(Step back everyone, I’m going to talk about design.)
I actually prefer, “Make me care.” Which is found in the poster I have at my desk. (I hide when the kiddos come around the office during the holidays.)
The answer to the question, “why should I care?” should be infused into any design. Sometimes it’s evident in the solution – but oftentimes, it’s a great fundamental question to continually ask. I think it keeps designers honest and focuses efforts on the big picture.
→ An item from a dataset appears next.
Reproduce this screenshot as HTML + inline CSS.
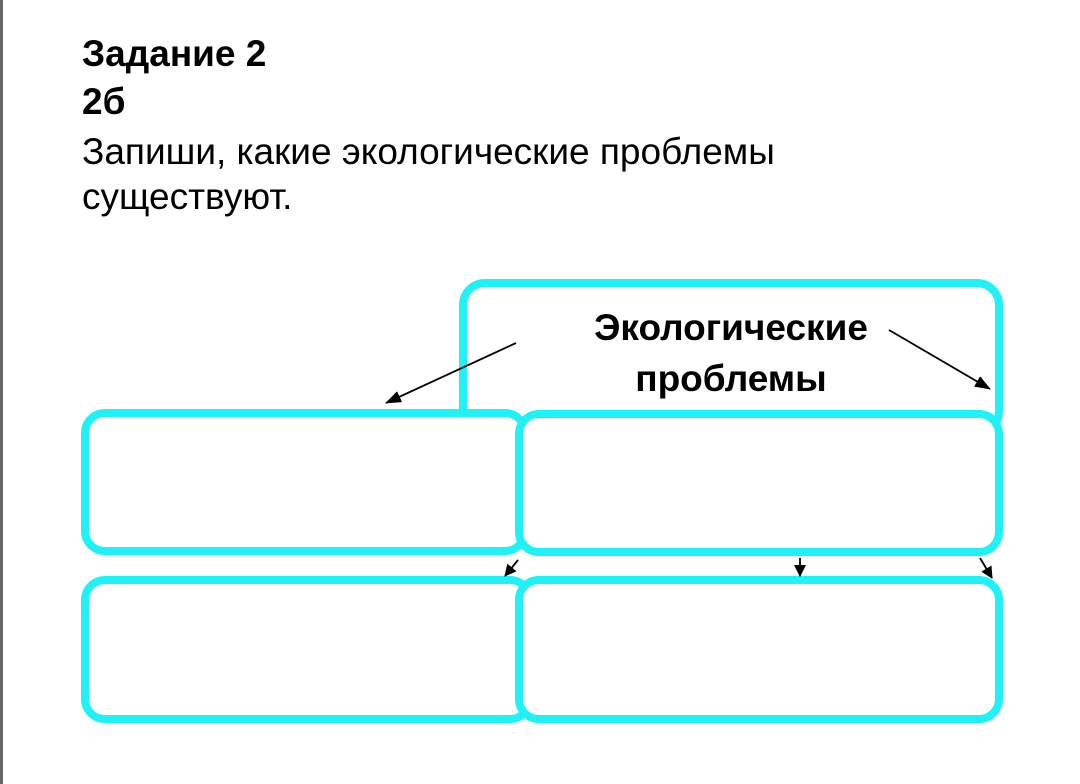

Continuing this line of thinking leads to, “make it awesome”. Which is one way of ensuring your design is novel, innovative, *simple*, etc. But I think there is another meaning to make it awesome – a more subjective definition. The question is this:
Does the design problem meet the designers expectation of what they should be designing? Is the design problem a good match for the designer? Does the designer feel that the design problem is worth designing for? And can they make it awesome to their standard? (which may be pretty damn high).
This line of thinking has followed from my position that where you allocate your time and attention defines what you find important. Why should you design a solution for a problem that cannot meet your standard? Why should you not spend your time on (activities) that meet your standard. I think this is true across pursuits, whether they are athletic, scholarly, artistic… there should be a standard of engagement with anything you decide to pursue, and that standard should meet or exceed your expectation.
Regarding reality. There is aspiration and there is reality. Moon shots always. Reality will be your guide, results will be your guide. But to resign yourself to a low aspiration and never meet your expectation… could lead to a life of regrets.
Lastly – and this is where everything I just wrote goes out the window. Sometimes the process of determining your standard of what awesome is… and matching a design solution to a problem that meets your expectation… well – sometimes this *is* the design problem. The Big Design problem.
- Make me care
- Make it awesome
If you can’t answer the first and do the second, rethink what you’re doing.